Other Pueblos Blancos (White Villages)
Exploring the pueblos blancos of Andalusia can be fascinating and there are enough options in the area to keep you busy for weeks:
Medina-Sidonia is the oldest pueblo blanco and features an understated elegance perched atop a hill not far from Cádiz.
Jerez de la Frontera is the sherry and flamenco capital of Andalusia. So if those are things you are into, Jerez is a must-see. If not, well, it’s still a very beautiful place (and much larger than most other towns on this list).
Arcos de la Frontera is all about the arches, many obvious and others hidden in the least likely spots.
Villamartín is another relatively large white town that is spread out across both sides of a tall hill. It has the obligatory whitewashed buildings and some architectural highlights including Topete Mansion and Matrera Castle.
Pretty Casares is close to the Costa del Sol and is considered the gateway to the white villages.
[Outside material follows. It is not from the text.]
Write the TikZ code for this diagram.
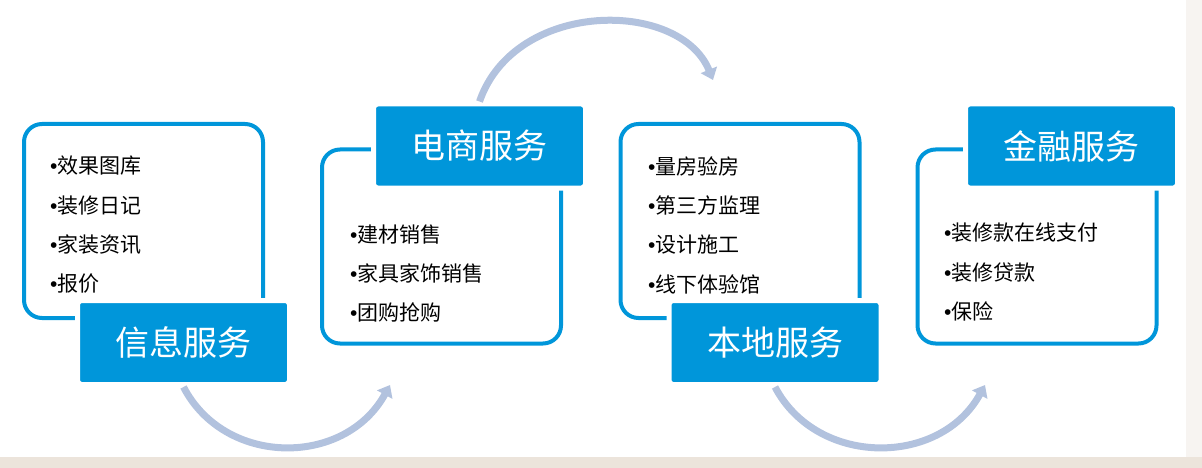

It also features a photogenic castle atop a rocky outcropping, a griffon vulture colony and a fun via ferrata.
Algodonales boasts an impressive location next to the Sierra de Lijar mountains and is famous for a) having the largest hang-gliding school in Andalusia and b) making great guitars. I kid you not.
Zahara de la Sierra features an impressive Moorish castle on top of a huge, rocky hill located next to a beautiful blue lake.
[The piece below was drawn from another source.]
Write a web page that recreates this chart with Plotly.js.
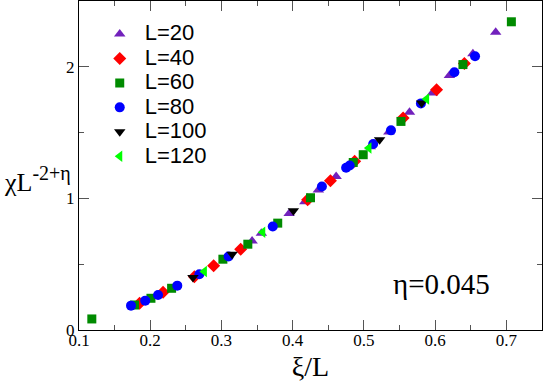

Tiny Villaluenga del Rosario has an awesome little bull ring and fantastic cheese.
Olvera has some of the best viewpoints in the area from its impressive castle.
Grazalema is known for its many amazing hiking areas.
Check out Grazalema: A Guide to Spain’s Hiking Pueblo Blanco
Setenil de las Bodegas is famously built under a massive rock, making it extremely unique among all these hilltop fortress and soaring views.
Ronda is both the largest town in the region and the crown jewel of the pueblos blancos with its stunning El Tajo gorge and fabulous Puente Nuevo (New Bridge).
Check out Ronda: A Guide to Spain’s Best Pueblo Blanco
For an overview of our white villages road trip, check out 12 Spectacular Pueblos Blancos in Andalusia
Cities Near Vejer de la Frontera
Although it lacks the one big, incredible site of the other major Andalusian cities, Cádiz was among our favourite cities in Andalusia for its beaches, atmosphere and old town ambience.
With balmy weather (even by Andalusian standards) and perfect for wandering, Cádiz is the kind of place where the days slide by and you’ll always wish you could stay a bit longer.
Have a look at the 15 Best Things to Do in Cádiz
A somewhat bizarre bit of Britain dropped right on the edge of Spain, Gibraltar has some pretty compelling sites (i.e. Rock of Gibraltar) and historic WWII attractions. The border crossing is straightforward and Gibraltar is easily visited on a day trip, although the sites are pretty spread out so if you want to see everything it wouldn’t hurt to stay a couple of nights.
Classic Seville is one of the gems of Spain, with a beautifully walkable old town, many amazing churches and, of course, the world-famous Real Alcazar.
Hopeless romantics will also love the street and balcony that inspired Romeo and Juliet.
Check out our guide to the Best Things to Do in Seville
Malaga has a lot of international flights and is a common entrance point to Andalusia. Mainly known as a transport hub and beach/party town, we found Malaga to be a pleasant surprise.
It has some nice old streets, good pedestrian areas and the Alcazaba, a phenomenal ancient medieval Moorish fortress that is comparable to the big attractions in Seville, Granada and Córdoba.
The 14 Best Things to Do in Malaga
Much smaller and more manageable than Madrid, Barcelona or Seville, cute Córdoba has the world-famous mosque-cathedral, La Mezquita, which is definitely worth the visit alone.
There is also a fascinating Jewish quarter, vibrant old town and impressive bridge (that also featured in Game of Thrones). It is less than 2 hours from Seville by car, roughly 2.5 hours by bus and just 40 minutes by high-speed train.
Check out How to Visit Córdoba on a Day Trip from Seville
Comparing Granada and Seville is like comparing apples and oranges (both excellent but could probably use a wash first). Granada’s central area isn’t quite as perfect as the one in Seville, or compact as Córdoba, but it has some fascinatingly gritty neighbourhoods and a long list of awesome viewpoints. And, of course, the Alhambra, which just might be the coolest historic site I’ve ever visited.
For more ideas, see The 17 Best Things to Do in Granada
Vejer de la Frontera Summary
Having seen and heard much more about some of the other white villages – the dramatic approach to Zahara de la Sierra, the fabulous hiking of Grazalema, just to name a couple – we never expected under-the-radar Vejer de la Frontera to end up being our favourite of them all.
But with its classic old town, awe-inspiring walls and gates, picturesque/whimsical main square and relaxed vibe it quickly won us over. Or maybe we’re just suckers for frog fountains. Either way, you should probably go there.